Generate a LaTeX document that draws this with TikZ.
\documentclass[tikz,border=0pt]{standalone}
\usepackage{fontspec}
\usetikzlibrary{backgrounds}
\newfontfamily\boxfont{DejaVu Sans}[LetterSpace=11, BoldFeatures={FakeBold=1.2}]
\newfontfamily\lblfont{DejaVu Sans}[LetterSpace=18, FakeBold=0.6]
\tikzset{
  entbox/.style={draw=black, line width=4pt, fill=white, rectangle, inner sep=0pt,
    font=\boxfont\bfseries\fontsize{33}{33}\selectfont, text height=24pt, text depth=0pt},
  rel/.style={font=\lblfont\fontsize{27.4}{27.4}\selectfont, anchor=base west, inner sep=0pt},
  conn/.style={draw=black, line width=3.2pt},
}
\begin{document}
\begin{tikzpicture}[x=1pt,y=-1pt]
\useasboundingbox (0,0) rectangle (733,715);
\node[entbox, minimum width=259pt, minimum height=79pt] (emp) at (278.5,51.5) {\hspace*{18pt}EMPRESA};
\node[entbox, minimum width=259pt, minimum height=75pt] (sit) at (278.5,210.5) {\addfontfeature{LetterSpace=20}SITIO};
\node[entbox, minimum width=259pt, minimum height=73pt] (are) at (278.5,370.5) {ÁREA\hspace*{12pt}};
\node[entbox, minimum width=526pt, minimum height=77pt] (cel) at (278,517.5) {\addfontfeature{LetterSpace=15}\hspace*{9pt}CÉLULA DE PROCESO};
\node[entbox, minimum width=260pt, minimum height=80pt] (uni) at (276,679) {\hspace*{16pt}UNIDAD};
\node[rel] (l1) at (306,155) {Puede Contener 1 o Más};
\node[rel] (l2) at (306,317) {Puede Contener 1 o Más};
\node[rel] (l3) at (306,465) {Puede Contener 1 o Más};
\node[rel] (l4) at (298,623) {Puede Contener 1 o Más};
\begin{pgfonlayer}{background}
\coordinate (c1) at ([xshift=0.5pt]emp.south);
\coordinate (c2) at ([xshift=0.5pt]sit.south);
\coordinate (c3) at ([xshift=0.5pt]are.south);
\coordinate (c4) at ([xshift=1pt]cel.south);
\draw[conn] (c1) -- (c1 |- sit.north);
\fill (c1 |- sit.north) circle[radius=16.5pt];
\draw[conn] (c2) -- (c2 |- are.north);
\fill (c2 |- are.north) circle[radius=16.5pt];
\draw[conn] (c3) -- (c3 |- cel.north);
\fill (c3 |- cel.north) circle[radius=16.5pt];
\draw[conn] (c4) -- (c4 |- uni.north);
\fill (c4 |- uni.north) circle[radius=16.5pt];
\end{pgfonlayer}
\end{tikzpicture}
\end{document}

----------

Task instructions — Return the material in full, exactly as shown.

Response to the exercise —
Generate a LaTeX document that draws this with TikZ.
\documentclass[tikz,border=0pt]{standalone}
\usepackage{fontspec}
\usetikzlibrary{backgrounds}
\newfontfamily\boxfont{DejaVu Sans}[LetterSpace=11, BoldFeatures={FakeBold=1.2}]
\newfontfamily\lblfont{DejaVu Sans}[LetterSpace=18, FakeBold=0.6]
\tikzset{
  entbox/.style={draw=black, line width=4pt, fill=white, rectangle, inner sep=0pt,
    font=\boxfont\bfseries\fontsize{33}{33}\selectfont, text height=24pt, text depth=0pt},
  rel/.style={font=\lblfont\fontsize{27.4}{27.4}\selectfont, anchor=base west, inner sep=0pt},
  conn/.style={draw=black, line width=3.2pt},
}
\begin{document}
\begin{tikzpicture}[x=1pt,y=-1pt]
\useasboundingbox (0,0) rectangle (733,715);
\node[entbox, minimum width=259pt, minimum height=79pt] (emp) at (278.5,51.5) {\hspace*{18pt}EMPRESA};
\node[entbox, minimum width=259pt, minimum height=75pt] (sit) at (278.5,210.5) {\addfontfeature{LetterSpace=20}SITIO};
\node[entbox, minimum width=259pt, minimum height=73pt] (are) at (278.5,370.5) {ÁREA\hspace*{12pt}};
\node[entbox, minimum width=526pt, minimum height=77pt] (cel) at (278,517.5) {\addfontfeature{LetterSpace=15}\hspace*{9pt}CÉLULA DE PROCESO};
\node[entbox, minimum width=260pt, minimum height=80pt] (uni) at (276,679) {\hspace*{16pt}UNIDAD};
\node[rel] (l1) at (306,155) {Puede Contener 1 o Más};
\node[rel] (l2) at (306,317) {Puede Contener 1 o Más};
\node[rel] (l3) at (306,465) {Puede Contener 1 o Más};
\node[rel] (l4) at (298,623) {Puede Contener 1 o Más};
\begin{pgfonlayer}{background}
\coordinate (c1) at ([xshift=0.5pt]emp.south);
\coordinate (c2) at ([xshift=0.5pt]sit.south);
\coordinate (c3) at ([xshift=0.5pt]are.south);
\coordinate (c4) at ([xshift=1pt]cel.south);
\draw[conn] (c1) -- (c1 |- sit.north);
\fill (c1 |- sit.north) circle[radius=16.5pt];
\draw[conn] (c2) -- (c2 |- are.north);
\fill (c2 |- are.north) circle[radius=16.5pt];
\draw[conn] (c3) -- (c3 |- cel.north);
\fill (c3 |- cel.north) circle[radius=16.5pt];
\draw[conn] (c4) -- (c4 |- uni.north);
\fill (c4 |- uni.north) circle[radius=16.5pt];
\end{pgfonlayer}
\end{tikzpicture}
\end{document}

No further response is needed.